- [GOAL OF THE EXERCISE] Pictures stay out of this copy, which runs from the first line of the material through the line containing "shade_black = 0.03".

- [SOURCE MATERIAL]
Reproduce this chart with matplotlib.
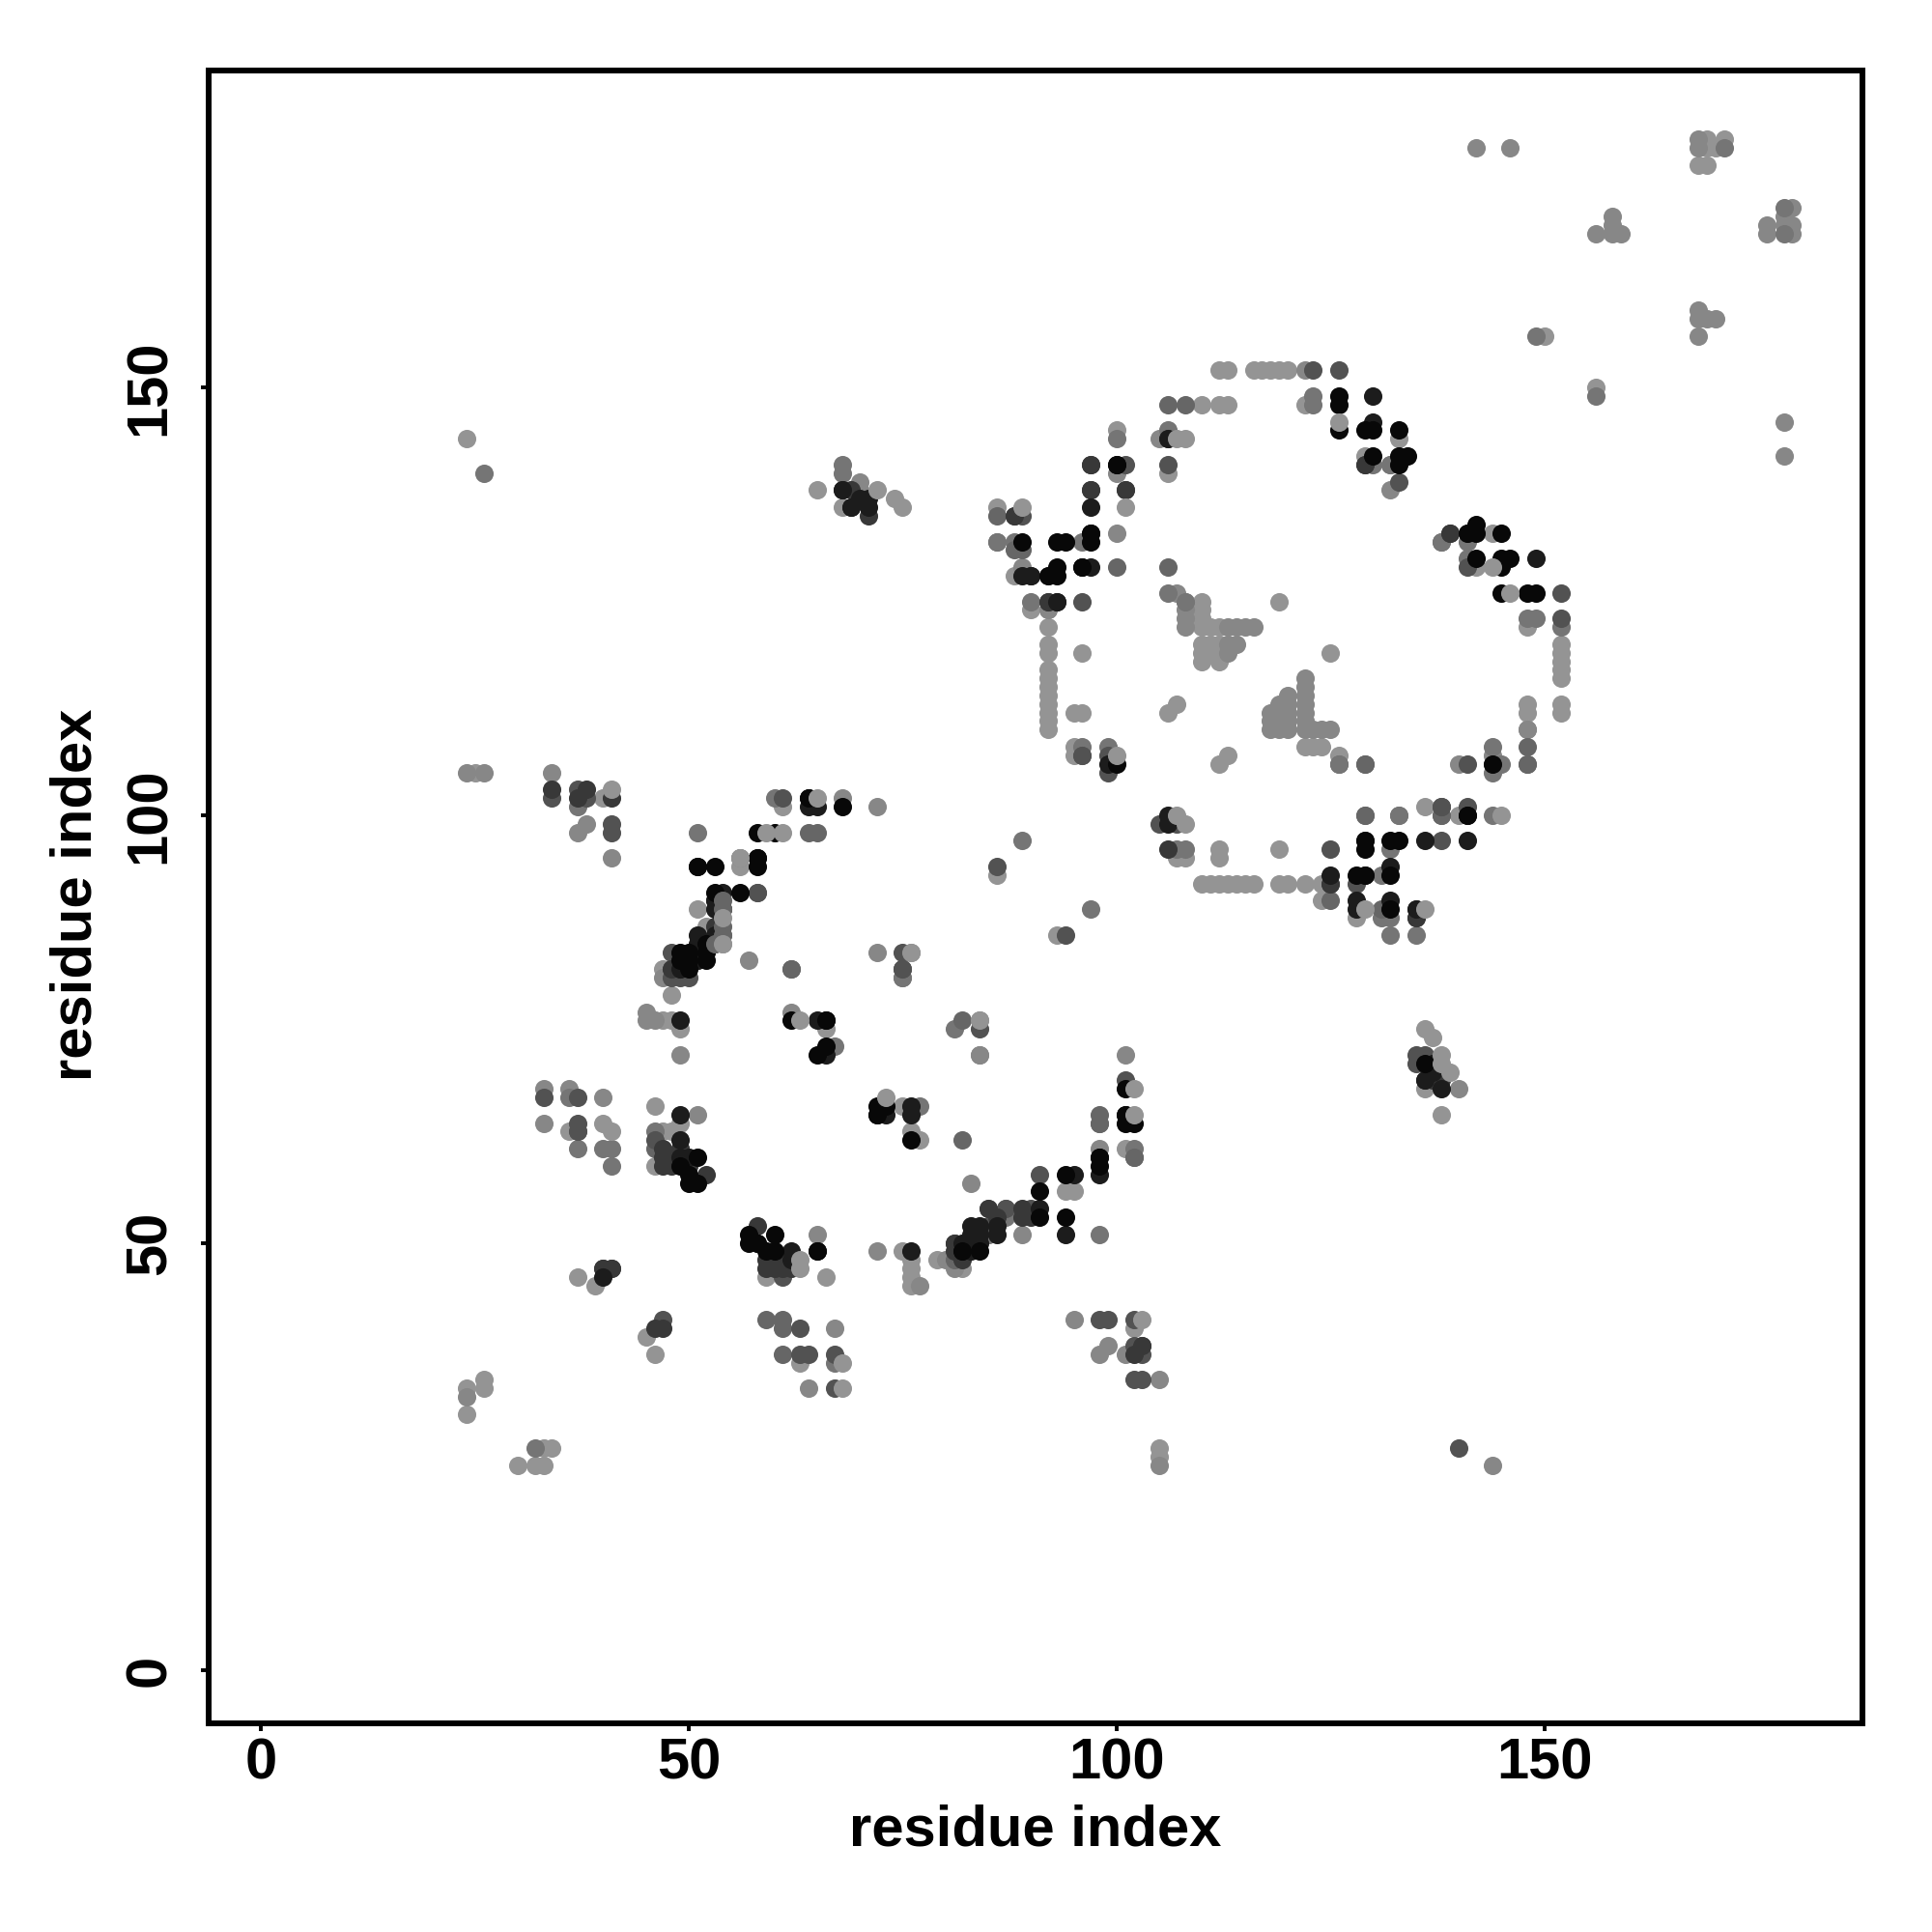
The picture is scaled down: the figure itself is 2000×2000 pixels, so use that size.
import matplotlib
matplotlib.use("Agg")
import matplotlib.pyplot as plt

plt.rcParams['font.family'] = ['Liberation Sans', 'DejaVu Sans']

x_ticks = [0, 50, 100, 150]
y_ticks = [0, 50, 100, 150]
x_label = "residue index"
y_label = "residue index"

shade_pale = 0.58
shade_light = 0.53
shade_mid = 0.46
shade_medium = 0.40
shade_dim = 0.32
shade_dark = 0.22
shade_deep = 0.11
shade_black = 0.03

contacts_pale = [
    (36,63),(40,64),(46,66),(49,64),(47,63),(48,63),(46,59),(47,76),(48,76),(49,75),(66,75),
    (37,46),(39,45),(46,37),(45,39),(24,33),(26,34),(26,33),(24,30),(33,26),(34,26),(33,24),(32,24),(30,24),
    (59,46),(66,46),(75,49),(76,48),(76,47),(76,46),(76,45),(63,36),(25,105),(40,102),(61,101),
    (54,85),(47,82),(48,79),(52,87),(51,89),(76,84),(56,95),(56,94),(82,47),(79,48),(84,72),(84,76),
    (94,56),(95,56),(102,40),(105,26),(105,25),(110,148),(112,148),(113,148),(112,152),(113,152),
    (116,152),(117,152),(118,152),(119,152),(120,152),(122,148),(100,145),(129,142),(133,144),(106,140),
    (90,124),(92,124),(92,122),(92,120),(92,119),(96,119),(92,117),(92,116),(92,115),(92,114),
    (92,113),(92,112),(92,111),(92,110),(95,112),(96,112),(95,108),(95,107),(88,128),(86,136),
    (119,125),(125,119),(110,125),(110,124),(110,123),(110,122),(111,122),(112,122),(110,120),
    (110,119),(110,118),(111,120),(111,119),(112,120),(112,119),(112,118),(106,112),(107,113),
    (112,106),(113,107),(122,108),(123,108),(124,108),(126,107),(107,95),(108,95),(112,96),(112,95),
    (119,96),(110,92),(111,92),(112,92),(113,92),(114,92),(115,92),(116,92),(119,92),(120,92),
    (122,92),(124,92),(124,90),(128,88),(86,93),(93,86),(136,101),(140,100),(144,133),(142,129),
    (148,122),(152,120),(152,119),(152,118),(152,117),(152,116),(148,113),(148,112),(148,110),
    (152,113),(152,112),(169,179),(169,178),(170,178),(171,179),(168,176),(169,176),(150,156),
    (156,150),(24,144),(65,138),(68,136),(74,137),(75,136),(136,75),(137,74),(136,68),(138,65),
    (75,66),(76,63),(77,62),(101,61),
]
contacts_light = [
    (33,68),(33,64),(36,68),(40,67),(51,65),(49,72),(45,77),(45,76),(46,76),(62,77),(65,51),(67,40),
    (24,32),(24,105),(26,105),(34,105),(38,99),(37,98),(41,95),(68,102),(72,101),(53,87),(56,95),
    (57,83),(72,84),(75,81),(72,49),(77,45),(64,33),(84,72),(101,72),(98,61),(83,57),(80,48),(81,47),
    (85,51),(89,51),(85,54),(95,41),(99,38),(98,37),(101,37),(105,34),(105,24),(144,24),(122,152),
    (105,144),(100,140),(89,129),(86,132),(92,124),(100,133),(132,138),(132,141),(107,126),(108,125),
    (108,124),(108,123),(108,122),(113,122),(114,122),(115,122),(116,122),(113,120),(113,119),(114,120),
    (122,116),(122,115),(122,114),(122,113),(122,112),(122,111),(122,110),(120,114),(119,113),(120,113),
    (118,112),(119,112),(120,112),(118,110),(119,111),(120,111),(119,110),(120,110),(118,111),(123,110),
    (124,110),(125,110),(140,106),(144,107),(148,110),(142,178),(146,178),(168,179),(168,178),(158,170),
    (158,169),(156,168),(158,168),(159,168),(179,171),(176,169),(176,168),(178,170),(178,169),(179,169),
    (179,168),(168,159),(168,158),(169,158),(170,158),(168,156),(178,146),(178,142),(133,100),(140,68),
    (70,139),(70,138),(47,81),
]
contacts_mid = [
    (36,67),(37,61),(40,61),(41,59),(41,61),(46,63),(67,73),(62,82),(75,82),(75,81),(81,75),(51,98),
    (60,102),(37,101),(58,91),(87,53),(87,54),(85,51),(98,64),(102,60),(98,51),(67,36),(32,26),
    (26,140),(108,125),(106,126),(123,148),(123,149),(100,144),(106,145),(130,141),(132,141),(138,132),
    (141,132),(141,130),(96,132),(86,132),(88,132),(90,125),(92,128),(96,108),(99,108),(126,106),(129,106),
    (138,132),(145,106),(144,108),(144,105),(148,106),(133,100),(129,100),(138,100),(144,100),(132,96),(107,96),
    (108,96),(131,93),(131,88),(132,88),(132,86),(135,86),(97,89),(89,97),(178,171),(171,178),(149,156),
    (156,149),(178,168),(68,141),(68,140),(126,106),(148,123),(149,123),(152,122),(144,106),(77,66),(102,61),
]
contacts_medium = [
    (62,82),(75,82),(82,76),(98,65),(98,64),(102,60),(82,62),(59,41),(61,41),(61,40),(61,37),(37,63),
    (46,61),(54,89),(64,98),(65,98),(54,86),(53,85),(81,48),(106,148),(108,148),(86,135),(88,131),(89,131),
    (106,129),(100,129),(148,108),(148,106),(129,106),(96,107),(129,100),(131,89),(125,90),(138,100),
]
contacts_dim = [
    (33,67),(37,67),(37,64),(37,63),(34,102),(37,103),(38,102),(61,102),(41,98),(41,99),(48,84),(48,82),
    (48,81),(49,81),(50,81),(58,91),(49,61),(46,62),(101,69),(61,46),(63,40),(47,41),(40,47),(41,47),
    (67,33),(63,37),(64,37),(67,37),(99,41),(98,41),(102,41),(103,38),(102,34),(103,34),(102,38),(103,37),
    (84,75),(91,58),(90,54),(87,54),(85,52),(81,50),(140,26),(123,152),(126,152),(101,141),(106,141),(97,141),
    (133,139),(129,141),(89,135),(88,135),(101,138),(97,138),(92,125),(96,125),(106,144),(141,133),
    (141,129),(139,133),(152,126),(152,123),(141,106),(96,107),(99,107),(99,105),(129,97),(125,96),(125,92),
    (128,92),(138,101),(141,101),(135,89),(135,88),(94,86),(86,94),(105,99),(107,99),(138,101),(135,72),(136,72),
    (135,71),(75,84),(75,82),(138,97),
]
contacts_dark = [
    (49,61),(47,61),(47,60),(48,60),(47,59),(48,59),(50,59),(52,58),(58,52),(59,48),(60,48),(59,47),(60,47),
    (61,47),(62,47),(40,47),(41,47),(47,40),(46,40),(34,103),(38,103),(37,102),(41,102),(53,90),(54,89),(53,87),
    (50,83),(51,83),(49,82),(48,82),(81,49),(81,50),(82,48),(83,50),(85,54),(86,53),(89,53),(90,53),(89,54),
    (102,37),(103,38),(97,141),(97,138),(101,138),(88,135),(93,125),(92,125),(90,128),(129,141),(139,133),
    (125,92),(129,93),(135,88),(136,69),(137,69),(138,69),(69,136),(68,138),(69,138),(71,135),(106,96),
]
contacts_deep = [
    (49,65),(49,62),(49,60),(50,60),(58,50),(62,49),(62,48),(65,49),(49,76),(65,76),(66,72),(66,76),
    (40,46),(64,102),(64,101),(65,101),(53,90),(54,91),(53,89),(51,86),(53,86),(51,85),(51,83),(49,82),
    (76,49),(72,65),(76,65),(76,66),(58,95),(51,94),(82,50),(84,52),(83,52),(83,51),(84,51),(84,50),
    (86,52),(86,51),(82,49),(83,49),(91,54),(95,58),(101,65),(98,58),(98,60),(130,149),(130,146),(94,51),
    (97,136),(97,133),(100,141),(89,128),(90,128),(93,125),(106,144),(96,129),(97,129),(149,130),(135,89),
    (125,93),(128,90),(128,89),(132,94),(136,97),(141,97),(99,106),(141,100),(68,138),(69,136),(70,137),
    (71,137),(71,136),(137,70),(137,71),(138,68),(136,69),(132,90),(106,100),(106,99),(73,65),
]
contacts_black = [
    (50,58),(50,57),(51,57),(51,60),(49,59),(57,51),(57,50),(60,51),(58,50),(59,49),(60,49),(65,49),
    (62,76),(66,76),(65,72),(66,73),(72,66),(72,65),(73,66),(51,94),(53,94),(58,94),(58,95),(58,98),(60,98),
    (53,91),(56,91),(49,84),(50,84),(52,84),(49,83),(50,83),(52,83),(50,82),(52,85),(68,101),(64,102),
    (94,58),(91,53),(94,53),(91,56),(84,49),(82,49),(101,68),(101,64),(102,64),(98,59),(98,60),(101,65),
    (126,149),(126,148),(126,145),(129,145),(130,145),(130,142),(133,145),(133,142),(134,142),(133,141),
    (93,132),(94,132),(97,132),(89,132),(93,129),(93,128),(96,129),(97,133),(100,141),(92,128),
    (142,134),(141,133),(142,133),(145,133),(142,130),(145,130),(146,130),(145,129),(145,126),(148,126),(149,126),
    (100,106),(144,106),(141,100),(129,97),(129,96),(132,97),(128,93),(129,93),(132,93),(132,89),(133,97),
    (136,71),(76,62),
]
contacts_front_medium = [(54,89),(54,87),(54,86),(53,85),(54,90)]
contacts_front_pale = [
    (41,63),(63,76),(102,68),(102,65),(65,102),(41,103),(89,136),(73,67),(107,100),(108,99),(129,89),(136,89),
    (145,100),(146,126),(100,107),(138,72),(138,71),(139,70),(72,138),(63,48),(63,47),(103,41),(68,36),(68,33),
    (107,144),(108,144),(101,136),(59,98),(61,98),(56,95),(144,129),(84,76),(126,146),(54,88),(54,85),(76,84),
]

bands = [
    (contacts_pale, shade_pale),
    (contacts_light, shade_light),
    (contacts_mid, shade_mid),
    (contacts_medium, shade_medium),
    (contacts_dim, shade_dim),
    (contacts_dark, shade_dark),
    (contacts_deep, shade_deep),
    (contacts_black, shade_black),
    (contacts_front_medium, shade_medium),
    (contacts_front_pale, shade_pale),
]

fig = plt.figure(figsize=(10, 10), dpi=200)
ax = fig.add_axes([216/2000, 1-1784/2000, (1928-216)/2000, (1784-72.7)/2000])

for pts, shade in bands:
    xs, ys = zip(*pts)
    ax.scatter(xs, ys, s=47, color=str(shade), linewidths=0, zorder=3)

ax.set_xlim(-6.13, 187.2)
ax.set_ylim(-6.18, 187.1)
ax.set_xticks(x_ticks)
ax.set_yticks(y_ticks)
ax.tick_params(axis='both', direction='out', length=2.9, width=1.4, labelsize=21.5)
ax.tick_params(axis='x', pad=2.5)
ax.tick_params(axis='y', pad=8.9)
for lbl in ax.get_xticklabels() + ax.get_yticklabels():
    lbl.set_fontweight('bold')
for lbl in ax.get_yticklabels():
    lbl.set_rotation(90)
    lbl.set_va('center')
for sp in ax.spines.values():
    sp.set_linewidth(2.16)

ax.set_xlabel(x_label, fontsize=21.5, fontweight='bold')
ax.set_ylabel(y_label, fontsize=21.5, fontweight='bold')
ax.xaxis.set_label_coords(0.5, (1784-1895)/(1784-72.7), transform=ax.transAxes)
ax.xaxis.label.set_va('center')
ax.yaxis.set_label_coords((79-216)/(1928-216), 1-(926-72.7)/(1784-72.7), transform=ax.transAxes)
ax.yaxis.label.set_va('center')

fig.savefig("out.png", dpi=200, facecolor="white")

- [PROBLEM SOLUTION]
Reproduce this chart with matplotlib.
The picture is scaled down: the figure itself is 2000×2000 pixels, so use that size.
import matplotlib
matplotlib.use("Agg")
import matplotlib.pyplot as plt

plt.rcParams['font.family'] = ['Liberation Sans', 'DejaVu Sans']

x_ticks = [0, 50, 100, 150]
y_ticks = [0, 50, 100, 150]
x_label = "residue index"
y_label = "residue index"

shade_pale = 0.58
shade_light = 0.53
shade_mid = 0.46
shade_medium = 0.40
shade_dim = 0.32
shade_dark = 0.22
shade_deep = 0.11
shade_black = 0.03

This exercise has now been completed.